> [Job]: Give again, verbatim, the lines between the line that contains "Reproduce this screenshot" and the line that contains "const lt=mk('t", counting both ends. Pictures are excluded from the copy.

(Charts and diagrams as code)
┌──

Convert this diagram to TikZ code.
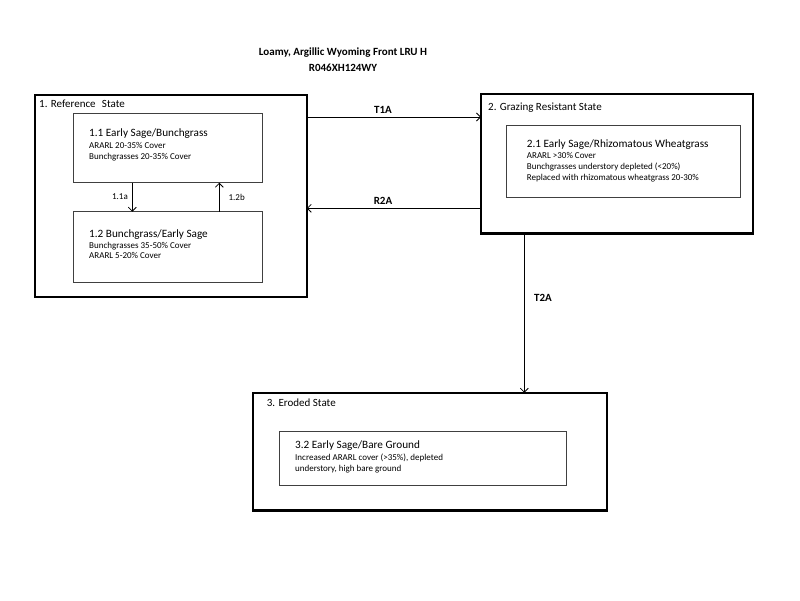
\documentclass[tikz,border=0pt]{standalone}
\usepackage{fontspec}
\setmainfont{Carlito}
\usetikzlibrary{arrows.meta}
\begin{document}
\begin{tikzpicture}[x=1pt,y=-1pt,
  statebox/.style={draw=black, line width=2.4pt, anchor=north west, inner sep=0pt, outer sep=0pt},
  subbox/.style={draw=black!75, line width=0.9pt, anchor=north west, inner sep=0pt, outer sep=0pt},
  statelbl/.style={anchor=base west, inner sep=0pt, font=\fontsize{11}{12}\selectfont},
  subtitle/.style={anchor=base west, inner sep=0pt, font=\fontsize{11.2}{13}\selectfont},
  detail/.style={anchor=base west, inner sep=0pt, font=\fontsize{9}{10}\selectfont},
  translbl/.style={inner sep=0pt, font=\bfseries\fontsize{11}{13}\selectfont},
  smalllbl/.style={inner sep=0pt, font=\fontsize{9}{10}\selectfont},
  titlelbl/.style={inner sep=0pt, align=center, font=\bfseries\fontsize{11}{16}\selectfont},
  arr/.style={draw=black, line width=0.8pt, -{Straight Barb[length=4pt,width=8pt]}}
]
\useasboundingbox[fill=white] (0,0) rectangle (800,600);

% title
\node[titlelbl] (title) at (343,60) {Loamy, Argillic Wyoming Front LRU H\\R046XH124WY};

% state boxes
\node[statebox, minimum width=272pt, minimum height=202pt] (s1) at (34.7,94.7) {};
\node[statebox, minimum width=272pt, minimum height=139.5pt] (s2) at (481,94) {};
\node[statebox, minimum width=353.7pt, minimum height=117.8pt] (s3) at (253,392.7) {};

% community boxes
\node[subbox, minimum width=188.7pt, minimum height=69.7pt] (b11) at (73.3,113) {};
\node[subbox, minimum width=188.7pt, minimum height=71pt] (b12) at (73.3,211.7) {};
\node[subbox, minimum width=234.7pt, minimum height=72pt] (b21) at (506,125.7) {};
\node[subbox, minimum width=286.7pt, minimum height=54pt] (b32) at (279.3,431.7) {};

% texts state 1
\node[statelbl] (l1) at (39,107.7) {1. Reference\hspace{0.35em} State};
\node[subtitle] (l11) at (89,136.8) {1.1 Early Sage/Bunchgrass};
\node[detail] (l11a) at (89,148.2) {ARARL 20-35\% Cover};
\node[detail] (l11b) at (89,159.2) {Bunchgrasses 20-35\% Cover};
\node[subtitle] (l12) at (89,237.8) {1.2 Bunchgrass/Early Sage};
\node[detail] (l12a) at (89,248.9) {Bunchgrasses 35-50\% Cover};
\node[detail] (l12b) at (89,258.9) {ARARL 5-20\% Cover};

% texts state 2
\node[statelbl] (l2) at (488,110.4) {2. Grazing Resistant State};
\node[subtitle] (l21) at (526.7,147.1) {2.1 Early Sage/Rhizomatous Wheatgrass};
\node[detail] (l21a) at (526.7,158.2) {ARARL >30\% Cover};
\node[detail] (l21b) at (526.7,169.2) {Bunchgrasses understory depleted (<20\%)};
\node[detail] (l21c) at (526.7,180.9) {Replaced with rhizomatous wheatgrass 20-30\%};

% texts state 3
\node[statelbl] (l3) at (266.7,406) {3. Eroded State};
\node[subtitle] (l32) at (295,448.8) {3.2 Early Sage/Bare Ground};
\node[detail] (l32a) at (295,460.9) {Increased ARARL cover (>35\%), depleted};
\node[detail] (l32b) at (295,471.5) {understory, high bare ground};

% helper coordinates
\coordinate (x11a) at (132.3,0);
\coordinate (x12b) at (219.3,0);
\coordinate (yT1A) at (0,117);
\coordinate (yR2A) at (0,208.3);
\coordinate (xT2A) at (524.3,0);

% within-state pathways
\draw[arr] (b11.south -| x11a) -- (b12.north -| x11a);
\draw[arr] (b12.north -| x12b) -- (b11.south -| x12b);
\node[smalllbl] (p11a) at (120,197) {1.1a};
\node[smalllbl] (p12b) at (236.7,197) {1.2b};

% transitions
\draw[arr] (s1.east |- yT1A) -- (s2.west |- yT1A);
\draw[arr] (s2.west |- yR2A) -- (s1.east |- yR2A);
\draw[arr] (s2.south -| xT2A) -- (s3.north -| xT2A);
\node[translbl] (T1A) at (383,110) {T1A};
\node[translbl] (R2A) at (383,200.7) {R2A};
\node[translbl] (T2A) at (543,298) {T2A};
\end{tikzpicture}
\end{document}
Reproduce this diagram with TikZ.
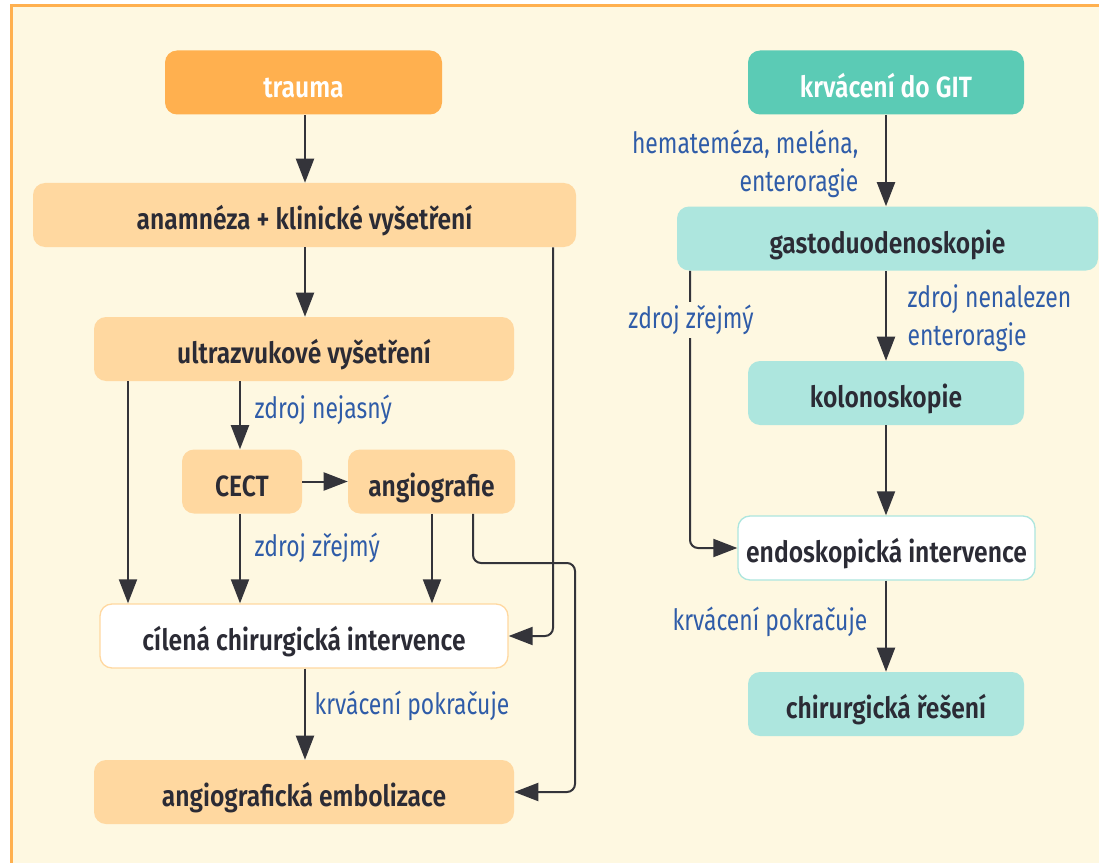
\documentclass[tikz,border=0pt]{standalone}
\usepackage{fontspec}
\setmainfont{Fira Sans}[FakeStretch=0.84, BoldFont={* SemiBold}]
\newfontfamily\labfont{Fira Sans}[FakeStretch=0.78]
\usetikzlibrary{arrows.meta}
\definecolor{bg}{HTML}{FEF8E1}
\definecolor{frameor}{HTML}{FFB04F}
\definecolor{darkor}{HTML}{FFB04F}
\definecolor{lightor}{HTML}{FFD8A0}
\definecolor{darkteal}{HTML}{5BCBB5}
\definecolor{lightteal}{HTML}{ADE6DE}
\definecolor{txt}{HTML}{2B2B35}
\definecolor{lbl}{HTML}{2F5CA8}
\definecolor{ln}{HTML}{34343A}
\tikzset{
  box/.style={rounded corners=9pt, minimum height=48pt, inner sep=0pt, text=txt,
    text height=22pt, text depth=0pt,
    font=\fontsize{22}{26}\selectfont\bfseries},
  orbox/.style={box, fill=lightor},
  orhead/.style={box, fill=darkor, text=white},
  orwhite/.style={box, fill=white, draw=lightor, line width=1pt},
  tlbox/.style={box, fill=lightteal},
  tlhead/.style={box, fill=darkteal, text=white},
  tlwhite/.style={box, fill=white, draw=lightteal, line width=1pt},
  lab/.style={text=lbl, inner sep=1pt, font=\labfont\fontsize{22}{28.5}\selectfont},
  arr/.style={draw=ln, line width=1.5pt, rounded corners=6pt,
    -{Triangle[length=18pt,width=13.5pt]}},
}
\begin{document}
\begin{tikzpicture}[x=0.75pt,y=-0.75pt]
\useasboundingbox (0,0) rectangle (1099,863);
\fill[white] (0,0) rectangle (1099,863);
\draw[frameor, line width=2.25pt, fill=bg] (11,6) rectangle (1115,880);
% left column
\node[orhead, minimum width=207.75pt] (trauma) at (303.5,82.5) {trauma};
\node[orbox, minimum width=407.25pt] (anam) at (304.5,215) {anamnéza + klinické vyšetření};
\node[orbox, minimum width=315pt] (ultra) at (304,349) {ultrazvukové vyšetření};
\node[orbox, minimum width=90pt] (cect) at (242,481.5) {CECT};
\node[orbox, minimum width=125.25pt] (angio) at (431.5,481.5) {angiografie};
\node[orwhite, minimum width=306pt] (cilena) at (304,636) {cílená chirurgická intervence};
\node[orbox, minimum width=315pt] (embol) at (304,792) {angiografická embolizace};
% right column
\node[tlhead, minimum width=207pt] (git) at (886,82.5) {krvácení do GIT};
\node[tlbox, minimum width=315.75pt] (gasto) at (887.5,238.5) {gastoduodenoskopie};
\node[tlbox, minimum width=207pt] (kolono) at (886,393) {kolonoskopie};
\node[tlwhite, minimum width=222.75pt] (endo) at (886.5,548) {endoskopická intervence};
\node[tlbox, minimum width=207pt] (chir) at (886,704) {chirurgická řešení};
% left connectors
\draw[arr] (trauma.south -| 305,0) -- (anam.north -| 305,0);
\draw[arr] (anam.south -| 305,0) -- (ultra.north -| 305,0);
\draw[arr] (anam.south -| 553,0) |- (cilena.east);
\draw[arr] (ultra.south -| 240,0) -- (cect.north -| 240,0);
\draw[arr] (ultra.south -| 128,0) -- (cilena.north -| 128,0);
\draw[arr] (cect.east) -- (angio.west);
\draw[arr] (cect.south -| 240,0) -- (cilena.north -| 240,0);
\draw[arr] (angio.south -| 432,0) -- (cilena.north -| 432,0);
\coordinate (bend) at (575,563);
\draw[arr] (angio.south -| 473,0) |- (bend) |- (embol.east);
\draw[arr] (cilena.south -| 305,0) -- (embol.north -| 305,0);
% right connectors
\draw[arr] (git.south -| 886,0) -- (gasto.north -| 886,0);
\draw[arr] (gasto.south -| 886,0) -- (kolono.north -| 886,0);
\draw[arr] (gasto.south -| 690,0) |- (endo.west);
\draw[arr] (kolono.south -| 886,0) -- (endo.north -| 886,0);
\draw[arr] (endo.south -| 886,0) -- (chir.north -| 886,0);
% labels
\node[lab, anchor=west] (l1) at (253,410) {zdroj nejasný};
\node[lab, anchor=west] (l2) at (253,548) {zdroj zřejmý};
\node[lab, anchor=west] (l3) at (313,706) {krvácení pokračuje};
\node[lab, anchor=east, align=right] (l4) at (860,164) {hemateméza, meléna,\\enteroragie};
\node[lab, anchor=west, align=left] (l5) at (906,318) {zdroj nenalezen\\enteroragie};
\node[lab, fill=bg, inner sep=2pt] (l6) at (691,320) {zdroj zřejmý};
\node[lab, anchor=east] (l7) at (869,622) {krvácení pokračuje};
\end{tikzpicture}
\end{document}
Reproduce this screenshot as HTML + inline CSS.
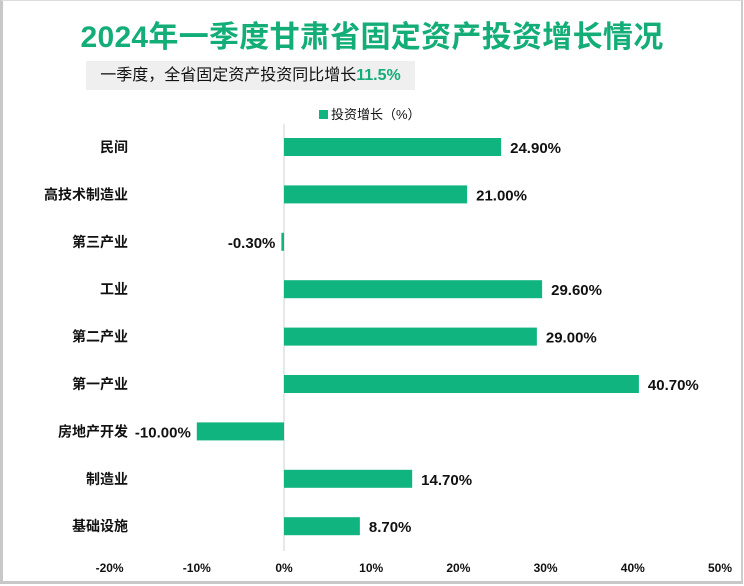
<!DOCTYPE html>
<html><head><meta charset="utf-8"><style>
body{margin:0;width:744px;height:586px;overflow:hidden;background:#fff;font-family:"Liberation Sans","Noto Sans CJK SC",sans-serif;}
#frame{position:absolute;left:0;top:0;width:738px;height:580px;border:3px solid #c8c8c8;border-top:1px solid #ddd;border-right:2px solid #ccc;}
#title{position:absolute;left:0;width:744px;top:12px;text-align:center;font-size:30px;font-weight:bold;color:#13ad78;letter-spacing:0.3px;}
#sub{position:absolute;left:86px;top:61px;width:329px;height:29px;background:#efefef;font-size:16px;line-height:29px;text-align:center;color:#111;}
#sub span{color:#13ad78;font-weight:bold;}
</style></head><body>
<div id="frame"></div>
<div id="title">2024年一季度甘肃省固定资产投资增长情况</div>
<div id="sub">一季度，全省固定资产投资同比增长<span>11.5%</span></div>
<svg id="chart" width="744" height="586" style="position:absolute;left:0;top:0"></svg>
<script>
const categories=["民间","高技术制造业","第三产业","工业","第二产业","第一产业","房地产开发","制造业","基础设施"];
const values=[24.9,21.0,-0.3,29.6,29.0,40.7,-10.0,14.7,8.7];
const ticks=[-20,-10,0,10,20,30,40,50];
const ns="http://www.w3.org/2000/svg";
const svg=document.getElementById('chart');
const x=v=>284+v*8.72;
const y=i=>147+i*47.4;
function mk(t,a){const e=document.createElementNS(ns,t);for(const k in a)e.setAttribute(k,a[k]);svg.appendChild(e);return e;}
const zl=mk('line',{x1:x(0),x2:x(0),y1:124,y2:551,stroke:'#d0d0d0','stroke-width':1});


const ls=mk('rect',{x:319,y:110,width:9,height:9,fill:'#10b47f'});


const lt=mk('text',{x:331,y:119,'font-size':13,fill:'#111'});lt.textContent='投资增长（%）';


categories.forEach((c,i)=>{
 const v=values[i],cy=y(i);
 const r=mk('rect',{x:Math.min(x(0),x(v)),y:cy-9,width:Math.max(Math.abs(x(v)-x(0)),1.5),height:18,fill:'#10b47f'});
 
 
 const cl=mk('text',{x:128,y:cy+5,'font-size':14,'font-weight':'bold','text-anchor':'end',fill:'#111'});cl.textContent=c;
 
 
 const neg=v<0;
 const vl=mk('text',{x:neg?x(v)-6:x(v)+9,y:cy+6,'font-size':15,'font-weight':'bold','text-anchor':neg?'end':'start',fill:'#111'});vl.textContent=v.toFixed(2)+'%';
 
 
});
ticks.forEach(t=>{
 const tl=mk('text',{x:x(t),y:572,'font-size':12,'font-weight':'bold','text-anchor':'middle',fill:'#111'});tl.textContent=t+'%';
 
 
});
</script>
</body></html>
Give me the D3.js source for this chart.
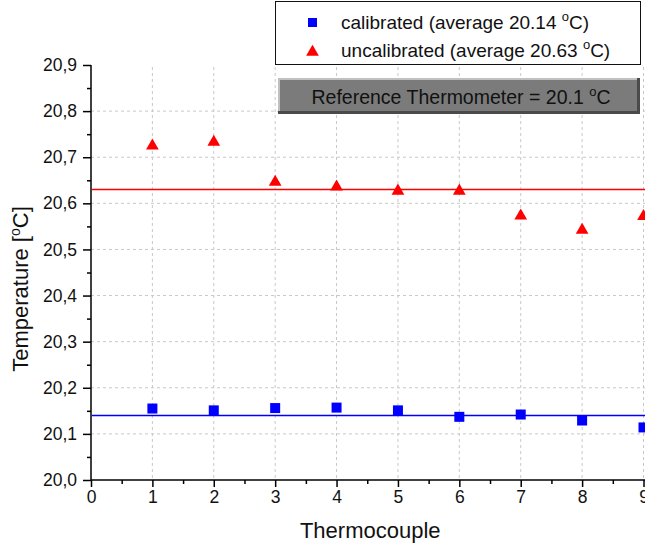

└──

> [Exercise response]:
Reproduce this screenshot as HTML + inline CSS.
<!DOCTYPE html>
<html><head><meta charset="utf-8"><style>
body{margin:0;width:744px;height:586px;overflow:hidden;background:#fff;font-family:"Liberation Sans","Noto Sans CJK SC",sans-serif;}
#frame{position:absolute;left:0;top:0;width:738px;height:580px;border:3px solid #c8c8c8;border-top:1px solid #ddd;border-right:2px solid #ccc;}
#title{position:absolute;left:0;width:744px;top:12px;text-align:center;font-size:30px;font-weight:bold;color:#13ad78;letter-spacing:0.3px;}
#sub{position:absolute;left:86px;top:61px;width:329px;height:29px;background:#efefef;font-size:16px;line-height:29px;text-align:center;color:#111;}
#sub span{color:#13ad78;font-weight:bold;}
</style></head><body>
<div id="frame"></div>
<div id="title">2024年一季度甘肃省固定资产投资增长情况</div>
<div id="sub">一季度，全省固定资产投资同比增长<span>11.5%</span></div>
<svg id="chart" width="744" height="586" style="position:absolute;left:0;top:0"></svg>
<script>
const categories=["民间","高技术制造业","第三产业","工业","第二产业","第一产业","房地产开发","制造业","基础设施"];
const values=[24.9,21.0,-0.3,29.6,29.0,40.7,-10.0,14.7,8.7];
const ticks=[-20,-10,0,10,20,30,40,50];
const ns="http://www.w3.org/2000/svg";
const svg=document.getElementById('chart');
const x=v=>284+v*8.72;
const y=i=>147+i*47.4;
function mk(t,a){const e=document.createElementNS(ns,t);for(const k in a)e.setAttribute(k,a[k]);svg.appendChild(e);return e;}
const zl=mk('line',{x1:x(0),x2:x(0),y1:124,y2:551,stroke:'#d0d0d0','stroke-width':1});


const ls=mk('rect',{x:319,y:110,width:9,height:9,fill:'#10b47f'});


const lt=mk('text',{x:331,y:119,'font-size':13,fill:'#111'});lt.textContent='投资增长（%）';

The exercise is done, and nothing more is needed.